# rain guards



## matcapir (Feb 20, 2005)

I'm considering removing the sunroof rain guard on my 96 200 sx. It really serves no purpose and I think the car would look much cleaner without it. Any ideas. Any who've done this with before and after pics or any comments would be appreciated.


----------



## craigqc (Feb 10, 2005)

its more a wind guard than a rain guard. pop that sucker off and see how loud it is driving without it.


----------



## matcapir (Feb 20, 2005)

craigqc said:


> its more a wind guard than a rain guard. pop that sucker off and see how loud it is driving without it.

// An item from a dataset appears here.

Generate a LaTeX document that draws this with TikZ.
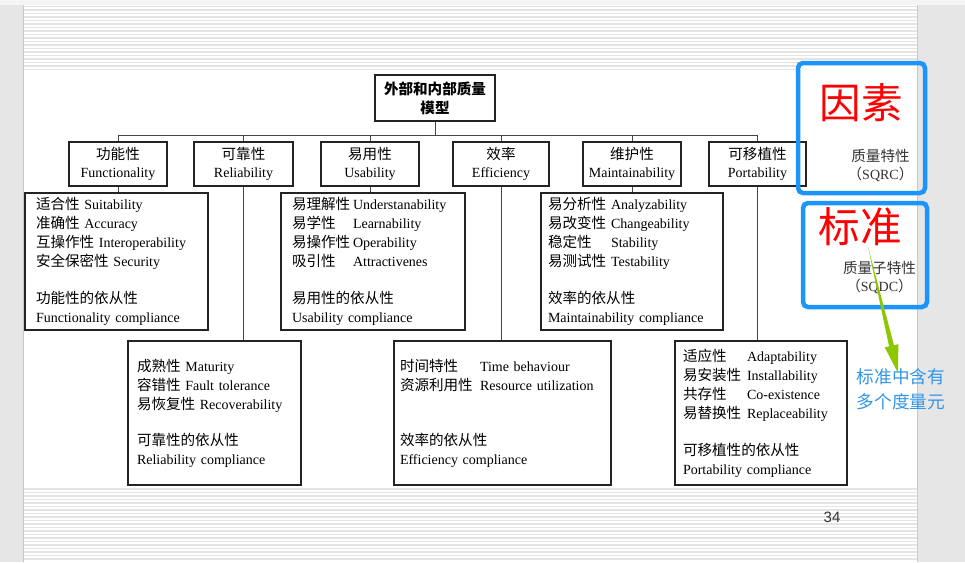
\documentclass[tikz,border=0pt]{standalone}
\usepackage{fontspec}
\setmainfont{Liberation Serif}
\newfontfamily\cjk[Scale=1.04]{Noto Sans CJK SC}
\newfontfamily\uisans{Liberation Sans}
\usetikzlibrary{calc,positioning}
\newcommand\zh[1]{{\cjk #1}}
\newcommand\zhw[2]{\makebox[#1][l]{\cjk #2}}
\definecolor{pagegray}{RGB}{230,230,230}
\definecolor{topgray}{RGB}{245,245,245}
\definecolor{bordergray}{RGB}{200,200,200}
\definecolor{stripegray}{RGB}{228,228,228}
\definecolor{boxline}{RGB}{35,35,35}
\definecolor{linkgray}{RGB}{70,70,70}
\definecolor{tagblue}{RGB}{28,148,250}
\definecolor{tagred}{RGB}{255,0,0}
\definecolor{notblue}{RGB}{50,150,230}
\definecolor{arrowgreen}{RGB}{140,200,0}
\tikzset{model/.style={draw=boxline,line width=1.7pt,align=center,inner sep=0pt,
                       font=\bfseries\fontsize{14pt}{19pt}\selectfont},
         char/.style={draw=boxline,line width=1.7pt,minimum height=44pt,align=center,
                      inner sep=0pt,font=\fontsize{14pt}{18pt}\selectfont},
         subchar/.style={draw=boxline,line width=1.3pt,align=left,inner ysep=0pt,
                         font=\fontsize{14pt}{19pt}\selectfont},
         link/.style={draw=linkgray,line width=0.9pt},
         stripe/.style={draw=stripegray,line width=1.3pt},
         tag/.style={draw=tagblue,line width=4.5pt,rounded corners=5pt,inner sep=0pt},
         bigred/.style={text=tagred,inner sep=0pt,font=\cjk\fontsize{40pt}{44pt}\selectfont},
         taginfo/.style={text=black!80,align=center,inner sep=0pt,
                         font=\fontsize{14pt}{18pt}\selectfont}}

\begin{document}
\begin{tikzpicture}[x=1pt,y=-1pt]
        \useasboundingbox (0,0) rectangle (965,562);
        %
        % slide background
        \fill[pagegray] (0,0) rectangle (965,562);
        \fill[topgray] (0,0) rectangle (965,5);
        \fill[white] (24,5) rectangle (917,562);
        \foreach \Y in {6.5,10,...,72}
            {\draw[stripe] (24,\Y) -- (917,\Y);}
        \foreach \Y in {489,492.5,...,562}
            {\draw[stripe] (24,\Y) -- (917,\Y);}
        \draw[bordergray,line width=1.5pt] (23.5,5) -- (23.5,562);
        \draw[bordergray,line width=1.5pt] (917.5,5) -- (917.5,562);
        \fill[white] (800,65) rectangle (917,74);
        %
        % model tree
        \node[model,minimum width=120pt,minimum height=46pt] (top) at (435,98)
            {\zh{外部和内部质量}\\\zh{模型}};
        \node[char,minimum width=98pt] (fun) at (118,164) {\zh{功能性}\\Functionality};
        \node[char,minimum width=99pt] (rel) at (243.5,164) {\zh{可靠性}\\Reliability};
        \node[char,minimum width=98pt] (usa) at (370,164) {\zh{易用性}\\Usability};
        \node[char,minimum width=96pt] (eff) at (501,164) {\zh{效率}\\Efficiency};
        \node[char,minimum width=98pt] (mai) at (632,164) {\zh{维护性}\\Maintainability};
        \node[char,minimum width=97pt] (por) at (757.5,164) {\zh{可移植性}\\Portability};
        \coordinate (bus) at (0,135);
        %
        \node[subchar,text width=161pt,inner xsep=11pt,minimum height=137pt] (fund) at (116.5,261.5)
            {\zh{适合性}~Suitability\\
             \zh{准确性}~Accuracy\\
             \zh{互操作性}~Interoperability\\
             \zh{安全保密性}~Security\\[18pt]
             \zh{功能性的依从性}\\
             Functionality~compliance};
        \node[subchar,text width=162pt,inner xsep=11pt,minimum height=137pt] (usad) at (373,261.5)
            {\zhw{61pt}{易理解性}Understanability\\
             \zhw{61pt}{易学性}Learnability\\
             \zhw{61pt}{易操作性}Operability\\
             \zhw{61pt}{吸引性}Attractivenes\\[18pt]
             \zh{易用性的依从性}\\
             Usability~compliance};
        \node[subchar,text width=168pt,inner xsep=7pt,minimum height=137pt] (maid) at (632,261.5)
            {\zhw{63pt}{易分析性}Analyzability\\
             \zhw{63pt}{易改变性}Changeability\\
             \zhw{63pt}{稳定性}Stability\\
             \zhw{63pt}{易测试性}Testability\\[18pt]
             \zh{效率的依从性}\\
             Maintainability~compliance};
        \node[subchar,text width=155pt,inner xsep=9pt,minimum height=144pt] (reld) at (214.5,413)
            {\zh{成熟性}~Maturity\\
             \zh{容错性}~Fault~tolerance\\
             \zh{易恢复性}~Recoverability\\[17pt]
             \zh{可靠性的依从性}\\
             Reliability~compliance};
        \node[subchar,text width=205pt,inner xsep=6pt,minimum height=144pt] (effd) at (502.5,413)
            {\zhw{80pt}{时间特性}Time~behaviour\\
             \zhw{80pt}{资源利用性}Resource~utilization\\[36pt]
             \zh{效率的依从性}\\
             Efficiency~compliance};
        \node[subchar,text width=156pt,inner xsep=8pt,minimum height=144pt] (pord) at (761,413)
            {\zhw{64pt}{适应性}Adaptability\\
             \zhw{64pt}{易安装性}Installability\\
             \zhw{64pt}{共存性}Co-existence\\
             \zhw{64pt}{易替换性}Replaceability\\[18pt]
             \zh{可移植性的依从性}\\
             Portability~compliance};
        %
        % connectors
        \draw[link] (top.south) -- (top.south |- bus);
        \draw[link] (fun.north |- bus) -- (por.north |- bus);
        \foreach \P in {fun,rel,usa,eff,mai,por}
            {\draw[link] (\P.north) -- (\P.north |- bus);}
        \foreach \P/\C in {fun/fund,rel/reld,usa/usad,eff/effd,mai/maid,por/pord}
            {\draw[link] (\P.south) -- (\P.south |- \C.north);}
        %
        % notes on the right
        \node[tag,minimum width=127pt,minimum height=130pt] (sqrc) at (861.5,128) {};
        \node[tag,minimum width=124pt,minimum height=104pt] (sqdc) at (865,255) {};
        \node[bigred] (factor) at (861,103) {因素};
        \node[bigred] (standard) at (860,227) {标准};
        \node[taginfo] (sqrcinfo) at (880.5,166) {\zh{质量特性}\\\zh{（}SQRC\zh{）}};
        \node[taginfo] (sqdcinfo) at (879.5,278) {\zh{质量子特性}\\\zh{（}SQDC\zh{）}};
        \node[text=notblue,align=left,inner sep=0pt,font=\cjk\fontsize{17pt}{25pt}\selectfont]
            (note) at (901,389.5) {标准中含有\\多个度量元};
        \coordinate (gs) at (868,247);
        \coordinate (gt) at (898,373);
        \coordinate (gb) at ($(gt)!28pt!(gs)$);
        \fill[arrowgreen] (gs) -- ($(gb)!2.5pt!90:(gt)$) -- ($(gb)!7pt!90:(gt)$) -- (gt)
            -- ($(gb)!7pt!-90:(gt)$) -- ($(gb)!2.5pt!-90:(gt)$) -- cycle;
        %
        \node[text=black!80,font=\uisans\fontsize{15pt}{18pt}\selectfont] (page) at (832,517) {34};
    \end{tikzpicture}
\end{document}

OOOOHHHHHHH, hmmm, maybe it's not worth it then. I didn't even think about it blocking the wind, silly me :hal:


----------



## HLBulldog (Mar 12, 2003)

Yea, if you remove that wind guard you can hear the difference, my sentra didn't have one when I first bought it. Also, my friend had a 98' GTP with a sunroof and no wind guard, aside from being loud it also lead to the sunroof flying off. Apparently if you have the sunroof slightly cracked open at a high rate of speed it can force air under the sunroof and lift it off, at least that was the explanation the Pontiac dealership gave him. So don't drive without a sunroof wind deflector, sunroof slightly cracked open, and at ~120mph down the highway.


----------



## lshadoff (Nov 26, 2002)

The guard was on my car when I bought it new. I removed it two years later. The rubber seal left an impression in the clear coat which I have been unable to remove with rubbing compound. I removed a significant amount of the clear coat, and was afraid that I would get into the color coat and need to repaint the area. 

Lew


----------



## jlee1469 (Dec 4, 2003)

same here i removed mine and the nasty black stuff still leaves a line on my roof =(


----------



## matcapir (Feb 20, 2005)

jlee1469 said:


> same here i removed mine and the nasty black stuff still leaves a line on my roof =(



Well, although it may make the car look "cleaner" you guys have persuaded me to just leave them on. Seems like to many cons with them removed, thanks guys.


----------



## pete? (Jul 6, 2004)

matcapir said:


> Well, although it may make the car look "cleaner" you guys have persuaded me to just leave them on. Seems like to many cons with them removed, thanks guys.


you could always color match it............no idea how that would look (it may look pretty goofy accualy) but if you have the cash to give it a go why not


----------



## matcapir (Feb 20, 2005)

1.6pete said:


> you could always color match it............no idea how that would look (it may look pretty goofy accualy) but if you have the cash to give it a go why not



already color matched. Black 200..... Still doesn't look right to me though, would rather take it off, but then again, I'm probably the only one who notices it. I see a lot of people on cardomain.com with 200's that don't have any rain/windguards though. I can't usually tell if they have a sunroof or not though. Hmmmm. Anyway, thanks for trying pete.


----------



## pete? (Jul 6, 2004)

maybe there is a way to make is lower instead of tall and weird like it is now. if you can get it closer to the roof and give it a clean sleek look that may help. i cant give you any ideas on how to go about doing this though because i do not have a sunroof to tinker with.


----------



## HLBulldog (Mar 12, 2003)

You could always put it back if you remove it, it's worth a shot if you really want that look, color matching is a good idea 1.6pete, I wish they made clear ones, that could look cool too...


----------